Use these interviews to gather real insights.


Talk about their problems, instead of your collected idea. Get a thorough understanding of what are they struggling with, their problems, or core needs. Here's the thing, listen to their problems but never to their solutions because often they generally aren't that great.


Ask about facts, ask about how are they solving this problem/pain, in a subjective way. Try to understand their current behavior i.e. what kind of product/service do they use today or how are they solving this problem? Evaluate, how can you help them get it done faster or better this is really important.


Lastly, truly listen, when talking to your users you should be doing very little of the talking, instead, they should be doing most of their talking.


These actions will actually help you to think through, how you can build a 10X better solution? Then, start generating data on what's working and what's not i.e. are you really delivering core value to those users asap or not, are they coming back and using the product/service, are they selling for you, so on and so forth. Do these and you’ll eventually get to product/market fit!

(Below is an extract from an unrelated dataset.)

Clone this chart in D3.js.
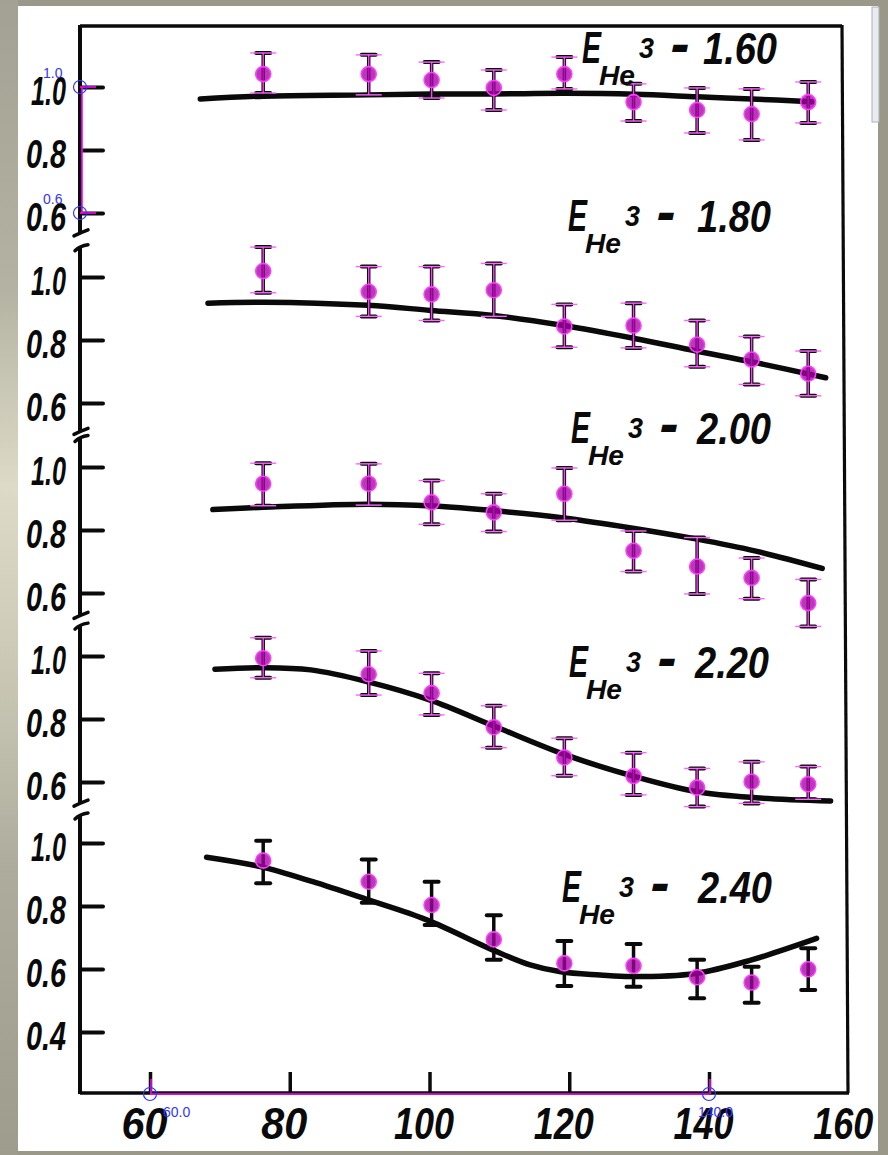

According to Elizabeth Yin, the co-founder of Hustle Fund, if you don't have Product/Market Fit, keep your burn low, and keep iterating fast with a lean team. You may get pressure to spend from your VCs (this usually happens), push back hard!


"If you haven't reached Product/Market Fit, avoid growing your team above 10 people. With a huge seed round, you may be tempted to grow the team. But small teams can adapt/iterate much quicker. At Bank Mercury, we raised a $6 Mn seed, yet didn’t grow above 9 till we launched 1.5 years later." - Immad Akhund, Co-founder & CEO, Mercury.